Your great design & animation projects elevate one’s experience and have this magical sense about them, almost peering through the sense of a child’s eye. See: Bakers “Precious Biscuits” This is not usually evident in a lot of work we get to see in the continent. What’s your formula to keep clients wide open to these ideas and thinking?
Our difference is certainly what I believe intrigue potential clients in the first place. Our industry’s current consumer mind-space makes us believe we should deliver what people expect of you, so we tend to forget what we really have to offer from within. I’m sure a few clients might look at our work and not be keen to use us at all, just because they feel it’s too fantastical and crazy, but then again this is just as much an appealing force to some. All of us still have the child’s eye in us, but most of us just ignore it and pretend to be all grown-up, which is boring.
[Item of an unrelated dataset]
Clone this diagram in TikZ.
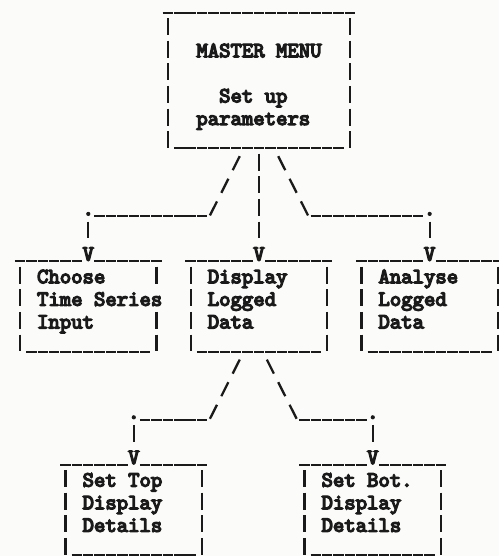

Audiences are in need to see something out of the ordinary compared to the monotonous product driven images and messages they get bombarded with. People are emotional creatures and by creating characters fulfilling the roles of actors you reflect the viewer on a personal level. It allows for the audience and the commercial to carry each other, creating a much more intimate experience. We’ve been fortunate up until now with clients that come to us because of our different approach, and this is always a good starting point as they’re more open from the get-go. Conceptually we’ve always been in a good place with clients, I think even for them they look forward to see what we come up with next. With animation being a tricky medium to work in, referring specifically to the story only coming together at the end, I would more say that the challenging aspect is the production process. You have to make sure they’re constantly informed and kept in the loop of the different phases of production to take it to final stage.
Any words of advice for young creatives, individuals and small independent studios such as yourselves wanting to produce rich quality work?
Do what you enjoy, do your best, be honest and pay attention to people’s needs.